The bridge method is generated because, after type erasure, the generic interface method becomes void process(Object) . Without the bridge, the class would not correctly override the interface method, causing a compilation error. The compiler therefore creates a bridge method that simply casts the Object to String and delegates to the real implementation:

// automatically generated bridge method
public void process(Object object) {
    process((String) object);
}

The article also discusses how type erasure affects other generic scenarios, such as implementing Comparator<Integer> . The compiler generates a bridge compare(Object, Object) method that forwards to the type‑specific compare(Integer, Integer) implementation:

public class MyComparator implements Comparator<Integer> {
    public int compare(Integer a, Integer b) {
        // comparison logic
    }
    // bridge method
    public int compare(Object a, Object b) {
        return compare((Integer) a, (Integer) b);
    }
}

To programmatically distinguish bridge methods, the article points out the Method.isBridge() API, which returns true for synthetic bridge methods. By filtering methods with this call, developers can reliably obtain the actual method signature they need (e.g., the String parameter version).
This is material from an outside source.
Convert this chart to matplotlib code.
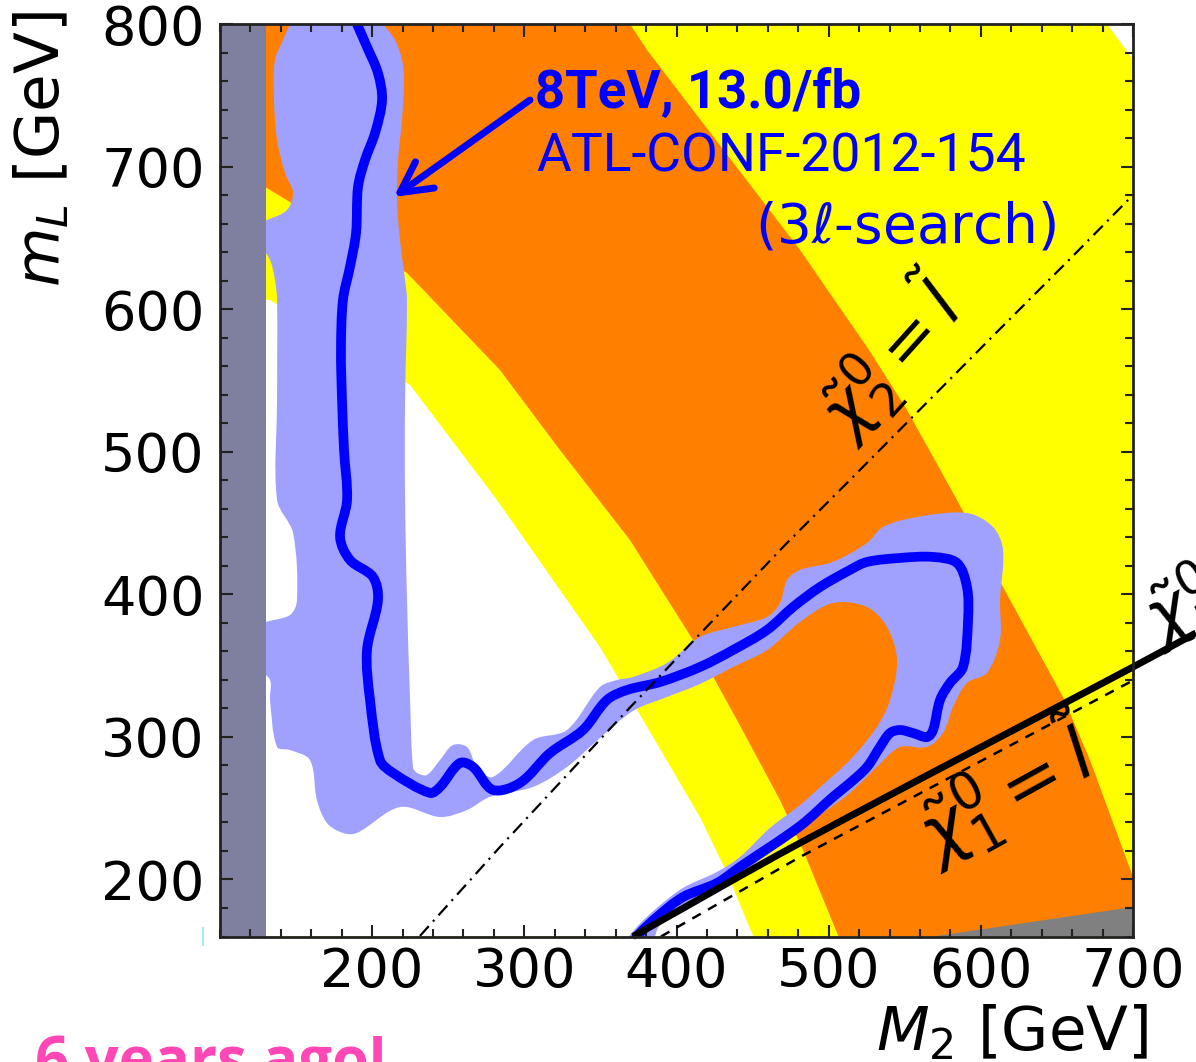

Further analysis covers additional cases that trigger bridge generation, such as class inheritance where a subclass does not override a method (resulting in a bridge in the subclass) and covariant return types where the overriding method returns a subtype. Examples include a Father class with Object test(String) and a Child class overriding it with String test(String) , which also produces a bridge method.

In summary, bridge methods are a compiler‑generated mechanism to preserve type safety after generic type erasure and covariant returns. Developers can detect them via reflection and use this knowledge to correctly retrieve method parameter types or invoke generic methods at runtime.